Interestingly, SFL has more than 250 products to offer in ethical, generics, OTC and the herbal range. It is planning to increase its product offering upto 500 products within the next 2/3 years and has earmarked significant resources for product registration process in various overseas markets. Additionally, it has a basket of 20 well-tested and proven herbal products and has high level plans for marketing. SFL is planning an aggressive entry into branded herbal market of South Africa and Europe for which it has already appointed a distributor in South Africa and negotiations are on with an international player to market its herbal range in Europe. It plans to capture a significant market share in these markets through joint promotional activities. SFL has also entered into long-term sales contracts with its distributors in Vietnam, Cambodia, Philippines, and Nigeria.
Besides, the company is negotiating with a Latin American company for contract manufacturing of its brands at its WH0-GMP certified facility. It is also planning to offer comprehensive contract manufacturing services including pilot plant, technical services, quality control and regulatory services for both domestic as well as foreign companies. To take advantage of the burgeoning contract manufacturing, SFL plans to make substantial investment in a new export oriented unit in a special economic zone (SEZ) at Pithampur near Indore. Apart from its contract manufacturing focus, the company has prepared a blueprint to tap the virgin markets of West Africa by increased focus on licensing arrangements with various international players.
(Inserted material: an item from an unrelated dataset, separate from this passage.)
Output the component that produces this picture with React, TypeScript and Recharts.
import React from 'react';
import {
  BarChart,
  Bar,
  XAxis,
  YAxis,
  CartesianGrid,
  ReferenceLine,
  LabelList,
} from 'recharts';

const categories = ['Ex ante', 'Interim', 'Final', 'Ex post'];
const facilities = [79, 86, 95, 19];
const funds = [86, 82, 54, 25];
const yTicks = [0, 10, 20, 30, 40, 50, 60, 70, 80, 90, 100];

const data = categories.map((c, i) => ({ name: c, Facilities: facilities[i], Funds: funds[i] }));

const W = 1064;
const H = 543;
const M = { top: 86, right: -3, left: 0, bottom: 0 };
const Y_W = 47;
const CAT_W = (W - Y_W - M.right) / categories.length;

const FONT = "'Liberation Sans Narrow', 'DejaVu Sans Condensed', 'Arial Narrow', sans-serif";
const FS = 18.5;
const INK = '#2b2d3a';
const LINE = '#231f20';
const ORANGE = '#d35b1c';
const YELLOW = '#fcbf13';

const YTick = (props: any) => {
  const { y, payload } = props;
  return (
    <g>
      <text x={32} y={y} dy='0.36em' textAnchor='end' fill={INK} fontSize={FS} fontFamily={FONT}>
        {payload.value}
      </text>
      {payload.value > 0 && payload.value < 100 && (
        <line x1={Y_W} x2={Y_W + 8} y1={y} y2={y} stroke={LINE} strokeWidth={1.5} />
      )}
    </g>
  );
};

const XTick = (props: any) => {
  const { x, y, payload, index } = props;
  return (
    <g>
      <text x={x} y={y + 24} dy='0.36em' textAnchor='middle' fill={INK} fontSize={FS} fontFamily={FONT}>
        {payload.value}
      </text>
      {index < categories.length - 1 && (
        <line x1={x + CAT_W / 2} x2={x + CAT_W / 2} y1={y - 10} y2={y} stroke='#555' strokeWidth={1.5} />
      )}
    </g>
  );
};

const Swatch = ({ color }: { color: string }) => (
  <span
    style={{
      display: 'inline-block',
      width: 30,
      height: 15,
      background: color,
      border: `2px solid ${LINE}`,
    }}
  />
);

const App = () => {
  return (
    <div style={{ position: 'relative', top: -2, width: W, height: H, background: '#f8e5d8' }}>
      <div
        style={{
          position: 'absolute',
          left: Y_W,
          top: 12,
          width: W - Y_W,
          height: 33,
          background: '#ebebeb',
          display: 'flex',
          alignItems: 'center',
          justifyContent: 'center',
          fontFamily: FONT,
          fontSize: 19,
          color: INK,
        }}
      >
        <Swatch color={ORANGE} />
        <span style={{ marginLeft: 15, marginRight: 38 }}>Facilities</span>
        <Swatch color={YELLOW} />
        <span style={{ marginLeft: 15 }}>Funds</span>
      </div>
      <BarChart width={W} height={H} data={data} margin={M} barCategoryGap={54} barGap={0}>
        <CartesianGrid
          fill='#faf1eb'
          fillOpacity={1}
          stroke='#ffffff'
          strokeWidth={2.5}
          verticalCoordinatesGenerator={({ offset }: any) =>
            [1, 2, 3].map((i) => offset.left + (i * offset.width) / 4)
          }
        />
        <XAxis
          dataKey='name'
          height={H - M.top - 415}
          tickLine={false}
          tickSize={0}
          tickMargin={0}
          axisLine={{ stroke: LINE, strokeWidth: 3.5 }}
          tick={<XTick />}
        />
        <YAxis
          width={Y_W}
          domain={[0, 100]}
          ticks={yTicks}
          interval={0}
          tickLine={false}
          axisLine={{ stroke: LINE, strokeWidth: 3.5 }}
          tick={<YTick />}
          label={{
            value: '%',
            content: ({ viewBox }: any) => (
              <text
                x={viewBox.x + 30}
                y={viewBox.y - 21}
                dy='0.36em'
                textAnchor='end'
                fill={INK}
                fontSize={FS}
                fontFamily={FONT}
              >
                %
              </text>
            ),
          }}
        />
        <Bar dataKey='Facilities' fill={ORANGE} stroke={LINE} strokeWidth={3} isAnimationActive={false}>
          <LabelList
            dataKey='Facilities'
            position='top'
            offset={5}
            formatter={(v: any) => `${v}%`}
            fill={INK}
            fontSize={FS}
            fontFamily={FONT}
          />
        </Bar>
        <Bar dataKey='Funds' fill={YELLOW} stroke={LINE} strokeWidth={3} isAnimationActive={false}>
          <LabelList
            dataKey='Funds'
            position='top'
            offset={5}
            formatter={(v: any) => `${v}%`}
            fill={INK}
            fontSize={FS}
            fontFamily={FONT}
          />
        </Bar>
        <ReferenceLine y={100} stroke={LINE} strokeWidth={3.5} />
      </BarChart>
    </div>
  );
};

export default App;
To fund all this expansion and growth plans, the promoters are infusing fresh capital regularly as and when required. Earlier in March’05, they made preferential issue of 2.65 lakh shares to themselves at Rs.90 and are now planning to issue 2.78 lakh shares at Rs.84. For FY05, its net sales increased by 21% to Rs.53.50 cr. whereas NP zoomed 135% to Rs.7.10 cr. leading to an EPS of Rs.13. For FY06, we expect it to report Net Sales of Rs.65 cr. and NP of Rs.10 cr., which means an EPS of Rs.18. Investors are recommended to buy this scrip at dips with a price target of Rs.150 in 8~12 months. Long -term investors can even expect a price of Rs.250 in 24 months.